General information
- Location: Zhengli Road and Wuchuan Road, Yangpu District, Shanghai China
- Coordinates: 31°18′36″N 121°29′31″E﻿ / ﻿31.309971°N 121.491872°E
- Line: Line 18
- Platforms: 2 (1 island platform)
- Tracks: 2

Construction
- Structure type: Underground
- Accessible: Yes

History
- Opened: 30 December 2021
- Previous names: Zhengli Road (政立路) Wuchuan Road (武川路)

Services
| Preceding station | Shanghai Metro |  |  | Following station |
| Yingao Road towards Kangwen Road |  | Line 18 |  | Fudan University towards Hangtou |

Location

= Shanghai University of Finance and Economics station =

Metro station in Shanghai, China

Shanghai University of Finance and Economics (上海财经大学 (上海財經大學, Shànghǎi Cáijīng Dàxué)), formerly named Zhengli Road (政立路 (Zhènglì Lù)), is a metro station as part of Line 18 of the Shanghai Metro.

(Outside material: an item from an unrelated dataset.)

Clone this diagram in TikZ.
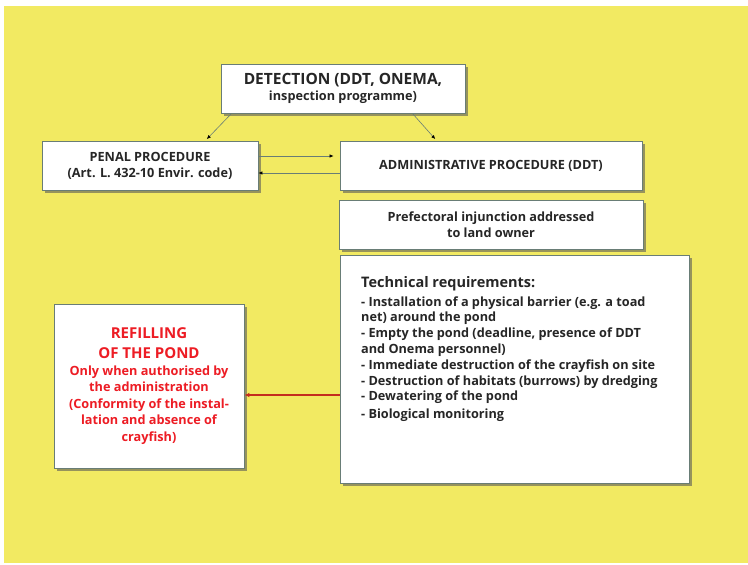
\documentclass[tikz,border=0pt]{standalone}
\usepackage{fontspec}
\setmainfont{Open Sans}
\usetikzlibrary{arrows.meta,shadows}
\definecolor{pondyellow}{RGB}{242,234,98}
\definecolor{boxline}{RGB}{105,125,118}
\definecolor{refillred}{RGB}{237,28,36}
\definecolor{redline}{RGB}{196,45,30}

\begin{document}
\begin{tikzpicture}[x=1pt,y=-1pt]
    \tikzstyle{box}=[draw=boxline, fill=white, line width=0.8pt, inner sep=0pt, align=center, text=black!85, font=\bfseries\fontsize{12.7}{16}\selectfont, drop shadow={shadow xshift=2.5pt, shadow yshift=-2.5pt, fill=black!65, opacity=0.6}]
    \tikzstyle{link}=[boxline, line width=0.6pt, -{Latex[length=4pt,width=3.5pt,color=black]}]

    \useasboundingbox (0,0) rectangle (748,565);
    \fill[pondyellow] (4,6) rectangle (748,563);

    \node[box, minimum width=244pt, minimum height=49pt] (detect) at (343,88.5) {{\fontsize{15.5}{17}\selectfont DETECTION (DDT, ONEMA,}\\inspection programme)};
    \node[box, minimum width=216pt, minimum height=49pt] (penal) at (150,165.5) {PENAL PROCEDURE\\(Art. L. 432-10 Envir. code)};
    \node[box, minimum width=302pt, minimum height=49pt] (admin) at (491,165.5) {ADMINISTRATIVE PROCEDURE (DDT)};
    \node[box, minimum width=304pt, minimum height=49pt] (prefect) at (491,224.5) {Prefectoral injunction addressed\\to land owner};
    \node[box, minimum width=349pt, minimum height=228pt] (tech) at (514.5,369) {};
    \node[anchor=north west, align=left, inner sep=0pt, text=black!85, font=\bfseries\fontsize{12.7}{15.8}\selectfont] (techtext) at (361,276)
        {{\fontsize{14.5}{17}\selectfont Technical requirements:}\\[3pt]
         - Installation of a physical barrier (e.g. a toad\\
         net) around the pond\\
         - Empty the pond (deadline, presence of DDT\\
         and Onema personnel)\\
         - Immediate destruction of the crayfish on site\\
         - Destruction of habitats (burrows) by dredging\\
         - Dewatering of the pond\\[2pt]
         - Biological monitoring};
    \node[box, minimum width=190pt, minimum height=164pt, text=refillred, font=\bfseries\fontsize{12.7}{16.5}\selectfont] (refill) at (149,386)
        {{\fontsize{15}{20}\selectfont REFILLING}\\[4pt]{\fontsize{15}{20}\selectfont OF THE POND}\\
         Only when authorised by\\the administration\\(Conformity of the instal-\\lation and absence of\\crayfish)};

    \draw[link, shorten >=2pt] ([xshift=11pt]detect.south west) -- ([xshift=-53pt]penal.north east);
    \draw[link, shorten >=2pt] ([xshift=-53pt]detect.south east) -- ([xshift=97pt]admin.north west);
    \draw[link, shorten >=6pt] (penal.east |- 0,156) -- (admin.west |- 0,156);
    \draw[link] (admin.west |- 0,173) -- (penal.east |- 0,173);
    \draw[redline, line width=1.5pt, -{Latex[length=5pt,width=4.5pt]}] (tech.west |- 0,395) -- (refill.east |- 0,395);
\end{tikzpicture}
\end{document}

Located at the intersection of Zhengli Road and Wuchuan Road in Yangpu District, Shanghai, the station opened with the rest of phase one of Line 18 on December 30, 2021. It is located near the main campus of the Shanghai University of Finance and Economics. During the planning stage of Line 18, the station was also known as Wuchuan Road (武川路).

It will also be a station on the proposed Shanghai Metro Line 20, as outlined in the five-year Shanghai urban rail transit plan by the National Development and Reform Commission in 2018.